--- Material ---

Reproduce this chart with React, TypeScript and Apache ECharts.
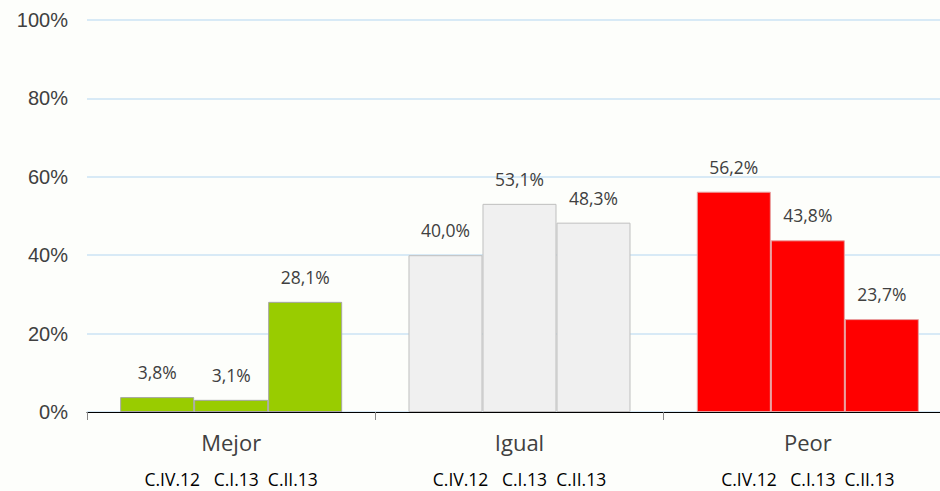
import React, { useEffect, useRef } from "react";
import * as echarts from "echarts";

const categories = ["Mejor", "Igual", "Peor"];
const periods = ["C.IV.12", "C.I.13", "C.II.13"];
const valuesCIV12 = [3.8, 40.0, 56.2];
const valuesCI13 = [3.1, 53.1, 43.8];
const valuesCII13 = [28.1, 48.3, 23.7];
const yTicks = [0, 20, 40, 60, 80, 100];
const categoryColors = ["#99cc00", "#f0f0f0", "#ff0000"];
const borderColors = ["#a6a6a6", "#bfbfbf", "#e8a0a0"];

export default function App() {
  const ref = useRef<HTMLDivElement>(null);
  useEffect(() => {
    if (!ref.current) return;
    const chart = echarts.init(ref.current, undefined, { renderer: "svg" });
    const seriesData = [valuesCIV12, valuesCI13, valuesCII13];
    chart.setOption({
      animation: false,
      backgroundColor: "#fdfefb",
      grid: { left: 87, top: 20, width: 865, height: 392, containLabel: false },
      xAxis: {
        type: "category",
        data: categories,
        axisLine: { lineStyle: { color: "#000000", width: 1 } },
        axisTick: { show: true, length: 8, lineStyle: { color: "#888888" } },
        axisLabel: {
          margin: 14,
          formatter: (v: string) => `{cat|${v}}\n{sub|${periods[0]}   ${periods[1]}  ${periods[2]}}`,
          rich: {
            cat: { fontSize: 22, color: "#404040", fontFamily: "Open Sans", lineHeight: 32, align: "center" },
            sub: { fontSize: 17.5, fontWeight: "normal", color: "#000000", fontFamily: "Open Sans", lineHeight: 42, align: "center" },
          },
        },
      },
      yAxis: {
        type: "value",
        min: 0,
        max: 100,
        interval: 20,
        axisLine: { show: false },
        axisTick: { show: false },
        axisLabel: {
          margin: 19,
          fontSize: 20,
          color: "#404040",
          fontFamily: "Liberation Sans",
          formatter: (v: number) => (yTicks.includes(v) ? `${v}%` : ""),
        },
        splitLine: { lineStyle: { color: "#d8eaf6", width: 2 } },
      },
      series: seriesData.map((vals, si) => ({
        type: "bar",
        name: periods[si],
        data: vals.map((v, di) => ({ value: v, itemStyle: { color: categoryColors[di], borderColor: borderColors[di] } })),
        barGap: "0%",
        barCategoryGap: "23%",
        itemStyle: { borderWidth: 1 },
        label: {
          show: true,
          position: "top",
          distance: 16,
          fontSize: 17.5,
          color: "#404040",
          fontFamily: "Open Sans",
          formatter: (p: any) => `${Number(p.value).toFixed(1).replace(".", ",")}%`,
        },
      })),
    });
    return () => chart.dispose();
  }, []);
  return (
    <div style={{ position: "fixed", left: 0, top: 0, width: 940, height: 491, overflow: "hidden", background: "#fdfefb" }}>
      <div ref={ref} style={{ width: 970, height: 491 }} />
    </div>
  );
}
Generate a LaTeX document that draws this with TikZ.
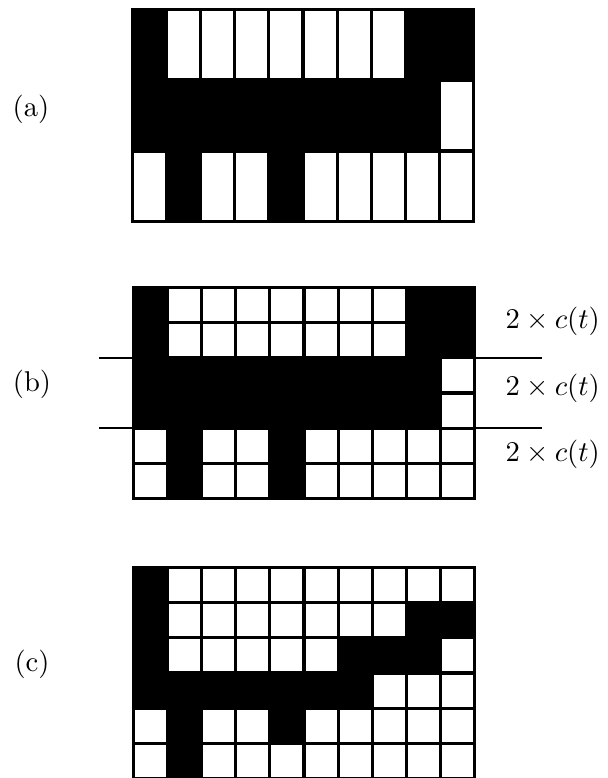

---

Task to carry out - Write out every line of the listing that holds the word "with".

Answer for the task -
Reproduce this chart with React, TypeScript and Apache ECharts.
Generate a LaTeX document that draws this with TikZ.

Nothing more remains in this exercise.